Exercise goal
From the entries below, reproduce exactly the lines from the one with "Recreate this image" through the one with "y_ticks = [5000, 0, -5000, -10000, -15000, -20000, -25000]", both included, without images.

Data for this exercise
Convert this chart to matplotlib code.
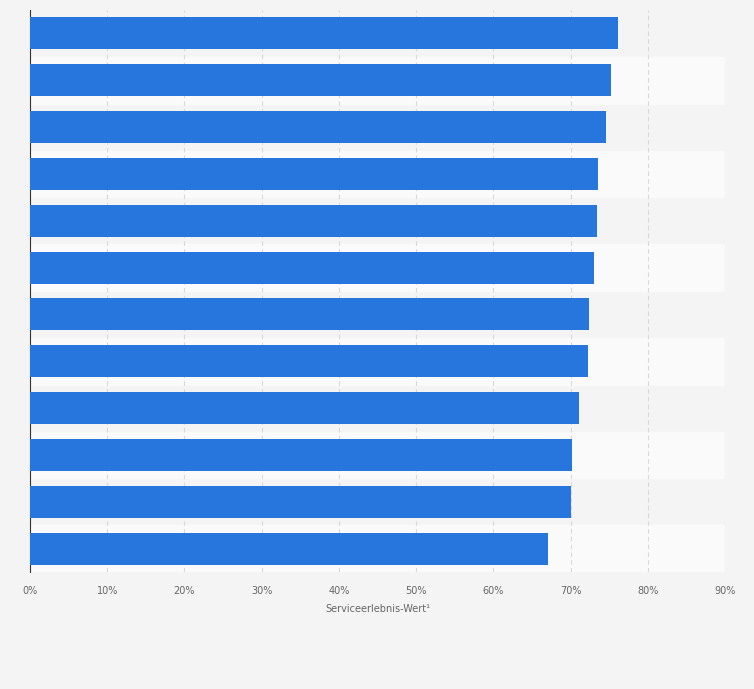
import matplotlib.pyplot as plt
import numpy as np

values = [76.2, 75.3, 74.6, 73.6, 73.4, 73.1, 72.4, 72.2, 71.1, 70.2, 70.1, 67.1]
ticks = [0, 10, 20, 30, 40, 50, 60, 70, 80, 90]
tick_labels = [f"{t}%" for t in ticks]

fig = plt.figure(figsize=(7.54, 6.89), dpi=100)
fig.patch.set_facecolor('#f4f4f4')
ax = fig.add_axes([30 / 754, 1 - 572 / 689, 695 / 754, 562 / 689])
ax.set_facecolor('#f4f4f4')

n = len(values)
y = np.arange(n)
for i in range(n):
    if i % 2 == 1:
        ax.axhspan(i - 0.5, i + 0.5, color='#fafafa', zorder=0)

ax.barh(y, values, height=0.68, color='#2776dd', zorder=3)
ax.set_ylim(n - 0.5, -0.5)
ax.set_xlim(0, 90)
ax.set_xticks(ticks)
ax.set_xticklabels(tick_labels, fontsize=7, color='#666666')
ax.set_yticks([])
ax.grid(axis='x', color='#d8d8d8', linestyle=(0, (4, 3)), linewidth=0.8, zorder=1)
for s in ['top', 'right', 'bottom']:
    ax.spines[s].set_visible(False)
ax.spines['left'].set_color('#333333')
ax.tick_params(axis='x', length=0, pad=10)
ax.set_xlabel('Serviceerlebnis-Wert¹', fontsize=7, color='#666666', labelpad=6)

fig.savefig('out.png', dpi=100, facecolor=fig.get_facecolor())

==

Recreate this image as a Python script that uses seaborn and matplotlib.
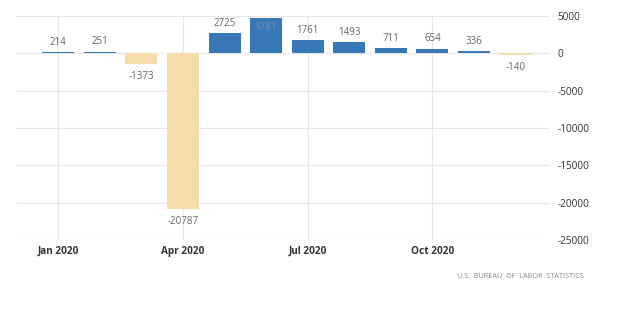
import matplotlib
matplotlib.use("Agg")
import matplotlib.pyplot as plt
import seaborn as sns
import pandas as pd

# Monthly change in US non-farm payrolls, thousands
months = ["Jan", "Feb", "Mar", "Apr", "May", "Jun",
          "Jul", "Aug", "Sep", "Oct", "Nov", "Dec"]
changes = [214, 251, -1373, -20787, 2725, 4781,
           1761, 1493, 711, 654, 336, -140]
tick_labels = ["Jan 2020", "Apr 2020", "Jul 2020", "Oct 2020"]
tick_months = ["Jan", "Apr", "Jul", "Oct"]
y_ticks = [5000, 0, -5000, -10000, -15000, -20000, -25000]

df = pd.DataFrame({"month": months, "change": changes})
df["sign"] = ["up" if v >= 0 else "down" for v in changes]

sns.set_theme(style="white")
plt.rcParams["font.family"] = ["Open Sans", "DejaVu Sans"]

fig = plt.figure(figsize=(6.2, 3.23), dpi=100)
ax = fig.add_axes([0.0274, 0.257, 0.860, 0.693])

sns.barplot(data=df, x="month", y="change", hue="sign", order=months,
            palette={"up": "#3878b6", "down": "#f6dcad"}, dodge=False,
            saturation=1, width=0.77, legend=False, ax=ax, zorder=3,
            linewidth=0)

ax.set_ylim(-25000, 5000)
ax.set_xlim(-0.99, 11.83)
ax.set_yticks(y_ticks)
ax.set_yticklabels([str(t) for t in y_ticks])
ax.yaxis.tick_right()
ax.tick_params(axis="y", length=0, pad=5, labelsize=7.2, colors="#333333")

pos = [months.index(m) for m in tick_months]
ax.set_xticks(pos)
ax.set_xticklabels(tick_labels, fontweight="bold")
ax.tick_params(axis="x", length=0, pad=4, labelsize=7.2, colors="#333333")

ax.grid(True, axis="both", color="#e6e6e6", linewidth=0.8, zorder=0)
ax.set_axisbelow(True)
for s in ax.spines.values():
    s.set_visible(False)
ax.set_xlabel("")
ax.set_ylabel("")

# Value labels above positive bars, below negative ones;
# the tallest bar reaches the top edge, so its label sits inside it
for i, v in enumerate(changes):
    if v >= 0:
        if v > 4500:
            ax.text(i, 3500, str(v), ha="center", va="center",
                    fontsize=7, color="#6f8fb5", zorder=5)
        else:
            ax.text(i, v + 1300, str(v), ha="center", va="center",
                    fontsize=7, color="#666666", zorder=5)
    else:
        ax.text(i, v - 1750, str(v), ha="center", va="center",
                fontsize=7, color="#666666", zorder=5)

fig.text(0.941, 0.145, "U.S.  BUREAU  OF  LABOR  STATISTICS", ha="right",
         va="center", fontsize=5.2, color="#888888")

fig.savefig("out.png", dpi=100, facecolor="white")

--

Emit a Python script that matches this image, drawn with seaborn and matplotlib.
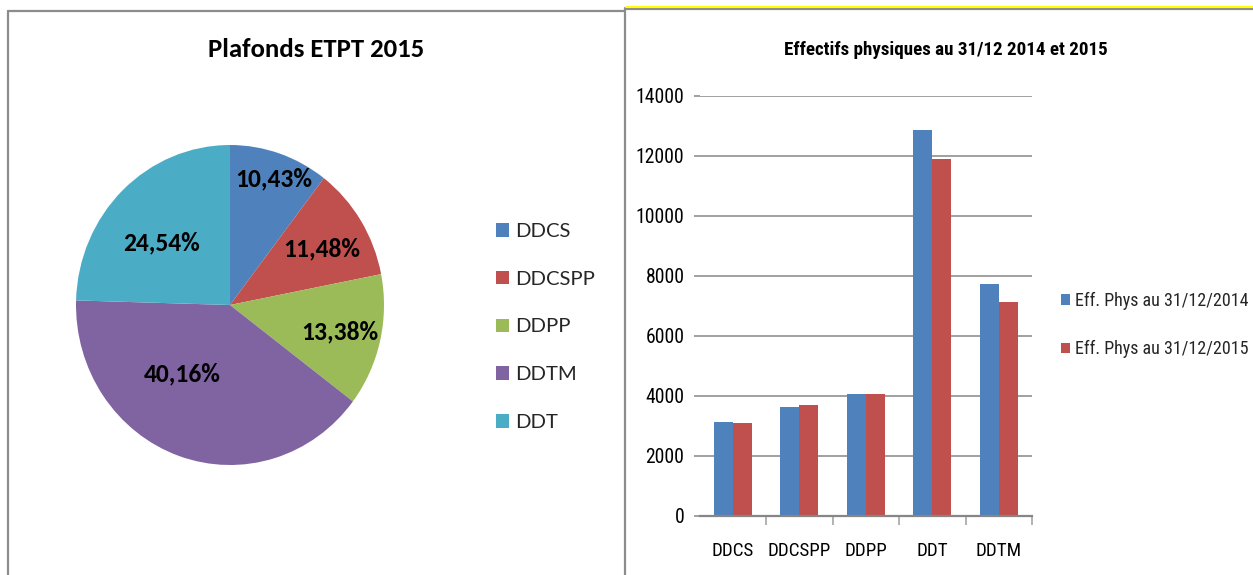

Solution to the exercise
Recreate this image as a Python script that uses seaborn and matplotlib.
import matplotlib
matplotlib.use("Agg")
import matplotlib.pyplot as plt
import seaborn as sns
import pandas as pd

# Monthly change in US non-farm payrolls, thousands
months = ["Jan", "Feb", "Mar", "Apr", "May", "Jun",
          "Jul", "Aug", "Sep", "Oct", "Nov", "Dec"]
changes = [214, 251, -1373, -20787, 2725, 4781,
           1761, 1493, 711, 654, 336, -140]
tick_labels = ["Jan 2020", "Apr 2020", "Jul 2020", "Oct 2020"]
tick_months = ["Jan", "Apr", "Jul", "Oct"]
y_ticks = [5000, 0, -5000, -10000, -15000, -20000, -25000]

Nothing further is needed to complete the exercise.